Building a Catholic Home in a Secular World
Raising children in the faith has never been easy. But there is something particular about this moment — the combination of digital saturation, cultural pressure, and the collapse of shared Christian assumptions — that makes it feel especially urgent.
The Home as Domestic Church
The Second Vatican Council recovered a beautiful phrase: the family as the domestic church. Not a lesser version of the institutional Church, but a genuine expression of it — a place where the faith is lived, prayed, celebrated, and passed on.
This means the dinner table matters. The way conflict is resolved matters.

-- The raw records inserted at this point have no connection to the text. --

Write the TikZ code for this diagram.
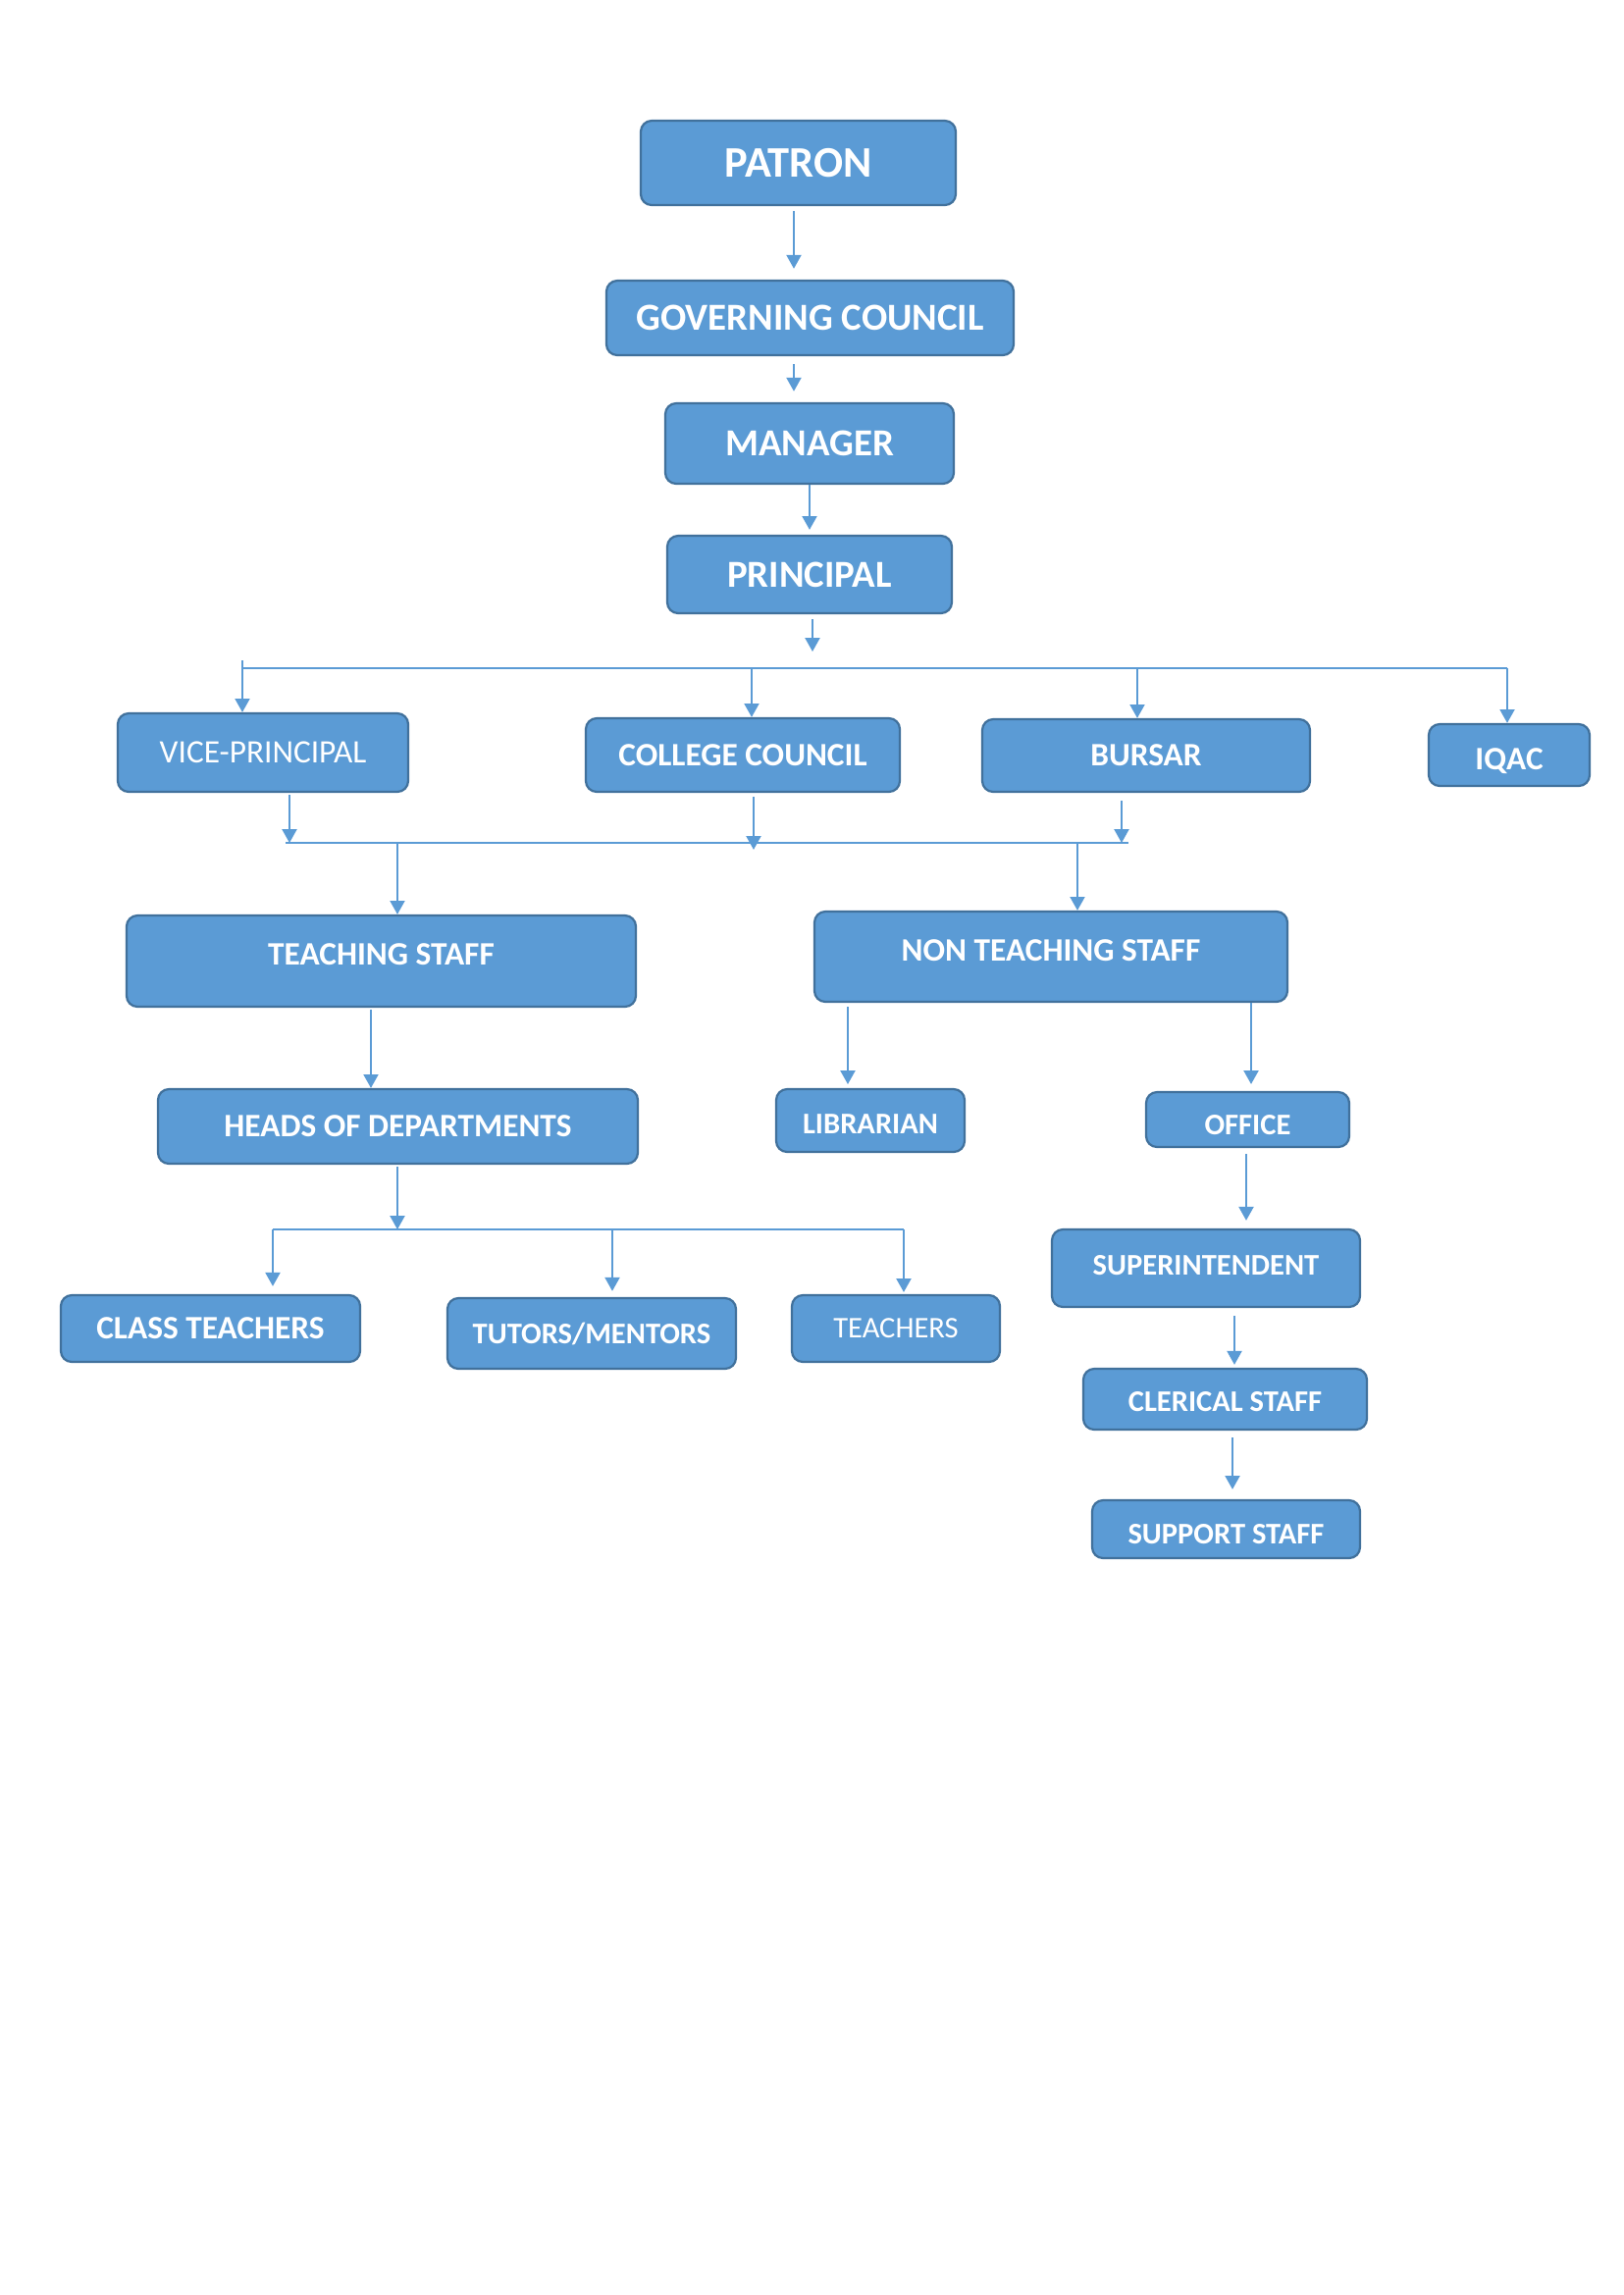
\documentclass[tikz,border=0pt]{standalone}
\usepackage{fontspec}
\setmainfont{Carlito}
\usepackage{tikz}
\usetikzlibrary{arrows.meta,positioning}
\definecolor{boxblue}{RGB}{91,155,213}
\definecolor{edgeblue}{RGB}{65,113,156}
\newcommand{\pxu}{0.36pt}

\tikzset{
  orgbox/.style 2 args={draw=edgeblue, line width=0.8pt, fill=boxblue, rounded corners=4pt,
    text=white, inner sep=0pt, minimum width=#1*\pxu, minimum height=#2*\pxu},
  bigtext/.style={font=\bfseries\fontsize{16}{19}\selectfont},
  toptext/.style={font=\bfseries\fontsize{14}{17}\selectfont},
  midtext/.style={font=\bfseries\fontsize{12}{14}\selectfont},
  plaintext/.style={font=\fontsize{12}{14}\selectfont},
  smalltext/.style={font=\bfseries\fontsize{11}{13}\selectfont},
  smallplain/.style={font=\fontsize{11}{13}\selectfont},
  link/.style={draw=boxblue, line width=0.7pt, -{Triangle[length=5pt,width=5.4pt]}},
  wire/.style={draw=boxblue, line width=0.7pt}
}

\begin{document}
\begin{tikzpicture}[x=\pxu, y=-\pxu]
  \useasboundingbox (0,0) rectangle (1654,2339);

  % management
  \node[orgbox={321}{86}, bigtext] (patron) at (813.5,166) {PATRON};
  \node[orgbox={415}{76}, toptext] (gc) at (825.5,324) {GOVERNING COUNCIL};
  \node[orgbox={294}{82}, toptext] (manager) at (825,452) {MANAGER};
  \node[orgbox={290}{79}, toptext] (principal) at (825,585.5) {PRINCIPAL};

  % second row
  \node[orgbox={296}{80}, plaintext] (vp) at (268,767) {VICE-PRINCIPAL};
  \node[orgbox={320}{75}, midtext] (cc) at (757,769.5) {COLLEGE COUNCIL};
  \node[orgbox={334}{74}, midtext] (bursar) at (1168,770) {BURSAR};
  \node[orgbox={164}{63}, midtext, text height=12.6pt] (iqac) at (1538,769.5) {IQAC};

  % staff
  \node[orgbox={519}{93}, midtext, text depth=5pt] (ts) at (388.5,979.5) {TEACHING STAFF};
  \node[orgbox={482}{92}, midtext, text depth=5pt] (nts) at (1071,975) {NON TEACHING STAFF};
  \node[orgbox={489}{76}, midtext] (hod) at (405.5,1148) {HEADS OF DEPARTMENTS};
  \node[orgbox={192}{64}, smalltext, text height=9.9pt] (lib) at (887,1142) {LIBRARIAN};
  \node[orgbox={207}{56}, smalltext, text height=11.3pt] (office) at (1271.5,1141) {OFFICE};
  \node[orgbox={314}{79}, smalltext, text depth=2.2pt] (sup) at (1229,1292.5) {SUPERINTENDENT};
  \node[orgbox={289}{62}, smalltext, text height=9.2pt] (clerical) at (1248.5,1426) {CLERICAL STAFF};
  \node[orgbox={273}{59}, smalltext, text height=10.6pt] (support) at (1249.5,1558.5) {SUPPORT STAFF};

  % bottom row
  \node[orgbox={305}{68}, midtext] (ct) at (214.5,1354) {CLASS TEACHERS};
  \node[orgbox={294}{72}, smalltext] (tm) at (603,1359) {TUTORS/MENTORS};
  \node[orgbox={212}{68}, smallplain] (teachers) at (913,1354) {TEACHERS};

  % bus lines
  \coordinate (ptip) at (828,664);
  \coordinate (topw) at (247,681);
  \coordinate (tope) at (1536,681);
  \coordinate (midw) at (291,859);
  \coordinate (mide) at (1150,859);
  \coordinate (loww) at (278,1253);
  \coordinate (lowe) at (921,1253);

  % arrows down the chain
  \draw[link, shorten <=1.8pt, shorten >=4pt] (patron.south -| 809,0) -- (gc.north -| 809,0);
  \draw[link, shorten <=2.9pt, shorten >=4pt] (gc.south -| 809,0) -- (manager.north -| 809,0);
  \draw[link, shorten >=1.8pt] (manager.south -| 825,0) -- (principal.north -| 825,0);
  \draw[link, shorten <=1.8pt] (principal.south -| ptip) -- (ptip);

  \draw[wire] (topw) -- (tope);
  \draw[link] (topw) ++(0,-8) -- (topw |- vp.north);
  \draw[link] (topw -| 766,0) -- (cc.north -| 766,0);
  \draw[link] (topw -| 1159,0) -- (bursar.north -| 1159,0);
  \draw[link] (tope) -- (tope |- iqac.north);

  \draw[wire] (midw) -- (mide);
  \draw[link, shorten <=0.7pt] (vp.south -| 295,0) -- (midw -| 295,0);
  \draw[link, shorten <=1.4pt] (cc.south -| 768,0) -- ([yshift=-2.5pt]midw -| 768,0);
  \draw[link, shorten <=3pt] (bursar.south -| 1143,0) -- (midw -| 1143,0);
  \draw[link] (midw -| 405,0) -- (ts.north -| 405,0);
  \draw[link] (midw -| 1098,0) -- (nts.north -| 1098,0);

  \draw[link, shorten <=0.7pt] (ts.south -| 378,0) -- (hod.north -| 378,0);
  \draw[link, shorten <=1.4pt, shorten >=1.4pt] (nts.south -| 864,0) -- (lib.north -| 864,0);
  \draw[link, shorten >=2.5pt] (nts.south -| 1275,0) -- (office.north -| 1275,0);
  \draw[link, shorten <=2.2pt, shorten >=2.9pt] (office.south -| 1270,0) -- (sup.north -| 1270,0);
  \draw[link, shorten <=2.9pt, shorten >=1.1pt] (sup.south -| 1258,0) -- (clerical.north -| 1258,0);
  \draw[link, shorten <=2.5pt, shorten >=3.6pt] (clerical.south -| 1256,0) -- (support.north -| 1256,0);

  \draw[link, shorten <=0.7pt] (hod.south -| 405,0) -- (loww -| 405,0);
  \draw[wire] (loww) -- (lowe);
  \draw[link, shorten >=2.9pt] (loww) -- (loww |- ct.north);
  \draw[link, shorten >=2.2pt] (loww -| 624,0) -- (tm.north -| 624,0);
  \draw[link, shorten >=0.7pt] (lowe) -- (lowe |- teachers.north);
\end{tikzpicture}
\end{document}
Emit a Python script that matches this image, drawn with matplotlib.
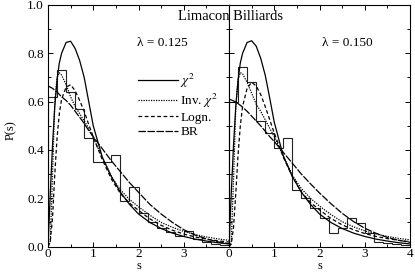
import matplotlib
matplotlib.use("Agg")
import matplotlib.pyplot as plt
from matplotlib.ticker import MultipleLocator

plt.rcParams['font.family'] = ['Liberation Serif', 'DejaVu Serif']
plt.rcParams['mathtext.fontset'] = 'stix'
plt.rcParams['font.size'] = 9

# spacing values s where the curves were read
s = [0, 0.05, 0.1, 0.15, 0.2, 0.25, 0.3, 0.4, 0.5, 0.6, 0.7, 0.8, 0.9, 1.0,
     1.2, 1.4, 1.6, 1.8, 2.0, 2.25, 2.5, 2.75, 3.0, 3.25, 3.5, 3.75, 4.0]

# lambda = 0.125
chi2_125 = [0, 0.22, 0.42, 0.58, 0.69, 0.76, 0.80, 0.845, 0.85, 0.82, 0.77, 0.70, 0.60, 0.50,
            0.37, 0.29, 0.225, 0.175, 0.135, 0.10, 0.075, 0.056, 0.042, 0.031, 0.023, 0.016, 0.011]
invchi2_125 = [0, 0.02, 0.3, 0.6, 0.7, 0.72, 0.71, 0.67, 0.62, 0.58, 0.55, 0.52, 0.49, 0.45,
               0.37, 0.29, 0.235, 0.195, 0.165, 0.13, 0.10, 0.08, 0.063, 0.05, 0.04, 0.032, 0.026]
logn_125 = [0, 0.02, 0.12, 0.3, 0.45, 0.55, 0.61, 0.66, 0.67, 0.645, 0.605, 0.56, 0.505, 0.455,
            0.36, 0.28, 0.22, 0.18, 0.15, 0.115, 0.088, 0.068, 0.052, 0.04, 0.031, 0.024, 0.019]
br_125 = [0.665, 0.66, 0.655, 0.647, 0.64, 0.63, 0.62, 0.605, 0.585, 0.56, 0.535, 0.51, 0.48, 0.455,
          0.405, 0.355, 0.31, 0.265, 0.225, 0.175, 0.135, 0.1, 0.07, 0.048, 0.032, 0.02, 0.012]

# lambda = 0.150
chi2_150 = [0, 0.22, 0.42, 0.58, 0.69, 0.76, 0.80, 0.845, 0.852, 0.83, 0.78, 0.71, 0.615, 0.515,
            0.375, 0.29, 0.225, 0.175, 0.135, 0.10, 0.075, 0.056, 0.042, 0.031, 0.023, 0.016, 0.011]
invchi2_150 = [0, 0.02, 0.28, 0.58, 0.69, 0.72, 0.715, 0.68, 0.635, 0.59, 0.56, 0.525, 0.49, 0.455,
               0.375, 0.295, 0.24, 0.2, 0.168, 0.133, 0.103, 0.082, 0.065, 0.052, 0.042, 0.034, 0.028]
logn_150 = [0, 0.01, 0.08, 0.22, 0.38, 0.5, 0.58, 0.655, 0.68, 0.665, 0.63, 0.58, 0.525, 0.47,
            0.37, 0.29, 0.225, 0.183, 0.152, 0.117, 0.09, 0.07, 0.054, 0.042, 0.033, 0.026, 0.02]
br_150 = [0.61, 0.607, 0.603, 0.598, 0.592, 0.585, 0.577, 0.56, 0.54, 0.52, 0.5, 0.478, 0.455, 0.435,
          0.39, 0.345, 0.3, 0.26, 0.222, 0.178, 0.138, 0.104, 0.076, 0.055, 0.038, 0.026, 0.018]

# histograms
edges = [0, 0.2, 0.4, 0.6, 0.8, 1.0, 1.2, 1.4, 1.6, 1.8, 2.0,
         2.2, 2.4, 2.6, 2.8, 3.0, 3.2, 3.4, 3.6, 3.8, 4.0]
hist_125 = [0.62, 0.73, 0.64, 0.57, 0.45, 0.35, 0.35, 0.38, 0.19, 0.245,
            0.14, 0.10, 0.077, 0.06, 0.045, 0.066, 0.03, 0.02, 0.01, 0.008]
hist_150 = [0.6, 0.745, 0.68, 0.52, 0.47, 0.41, 0.45, 0.234, 0.2, 0.16,
            0.12, 0.055, 0.075, 0.117, 0.096, 0.055, 0.02, 0.015, 0.01, 0.005]

W, H = 415, 273
fig = plt.figure(figsize=(W / 100, H / 100), dpi=100)
axL = fig.add_axes([48 / W, 26.4 / H, 181 / W, 241.6 / H])
axR = fig.add_axes([229 / W, 26.4 / H, 181 / W, 241.6 / H], sharey=axL)

panels = [
    (axL, hist_125, chi2_125, invchi2_125, logn_125, br_125, "λ = 0.125", 0.633),
    (axR, hist_150, chi2_150, invchi2_150, logn_150, br_150, "λ = 0.150", 0.655),
]

for ax, hist, chi2, inv, logn, br, lab, lx in panels:
    ax.stairs(hist, edges, color='#222222', lw=0.8)
    ax.plot(s, chi2, color='black', lw=0.9, ls='-', label=r'$\chi^2$')
    ax.plot(s, inv, color='black', lw=0.9, ls=(0, (1, 1)), label=r'Inv. $\chi^2$')
    ax.plot(s, logn, color='black', lw=0.9, ls=(0, (3, 2)), label='Logn.')
    ax.plot(s, br, color='black', lw=0.9, ls=(0, (6, 1.2)), label='BR')
    ax.text(lx, 0.843, lab, transform=ax.transAxes, ha='center', va='center', fontsize=9.5)
    ax.set_xlim(0, 4)
    ax.set_ylim(0, 1)
    ax.xaxis.set_minor_locator(MultipleLocator(0.5))
    ax.yaxis.set_major_locator(MultipleLocator(0.2))
    ax.yaxis.set_minor_locator(MultipleLocator(0.1))
    ax.tick_params(which='both', direction='in', top=True, right=True, width=0.7)
    ax.tick_params(which='major', length=3.5)
    ax.tick_params(which='minor', length=2)
    ax.tick_params(axis='x', pad=0.8, labelsize=9.5)
    ax.set_xlabel('s', va='center')
    ax.xaxis.set_label_coords(0.5, -0.08)
    for sp in ax.spines.values():
        sp.set_linewidth(0.8)

axL.set_xticks([0, 1, 2, 3])
axR.set_xticks([0, 1, 2, 3, 4])
axL.yaxis.set_major_formatter(plt.FormatStrFormatter('%.1f'))
axL.tick_params(axis='y', pad=3, labelsize=9.5)
axR.tick_params(labelleft=False)

axL.set_ylabel('P(s)', va='center')
axL.yaxis.set_label_coords(-0.205, 0.483)

axL.legend(loc='upper left', bbox_to_anchor=(0.497, 0.724), frameon=False,
           handlelength=3.0, handletextpad=0.2, labelspacing=0.15,
           borderpad=0, borderaxespad=0, fontsize=9.5)

fig.text(230 / W, 1 - 17 / H, 'Limacon Billiards', ha='center', va='center', fontsize=10.5)

fig.savefig('out.png', dpi=100)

The way grief is handled, the way joy is celebrated, the way failure is met with mercy — all of it is formation.
Practical Anchors
Families who sustain faith across generations tend to share a few common practices: regular Mass attendance, grace before meals, a crucifix on the wall, the Rosary prayed together (even imperfectly), and parents who speak openly about their own faith — including their doubts.
Children are not fooled by performance. They can tell the difference between a faith that is worn like a costume and one that is genuinely lived. The most powerful apologetic for the next generation is a parent whose faith is real.
When It Feels Impossible
On the hard days — when teenagers push back, when family prayer feels forced, when the secular current seems overwhelming — remember: you are not building this alone. Grace is real. The Church’s prayers are real. And the God you are trying to point your children toward is already pursuing them with a love you cannot outrun.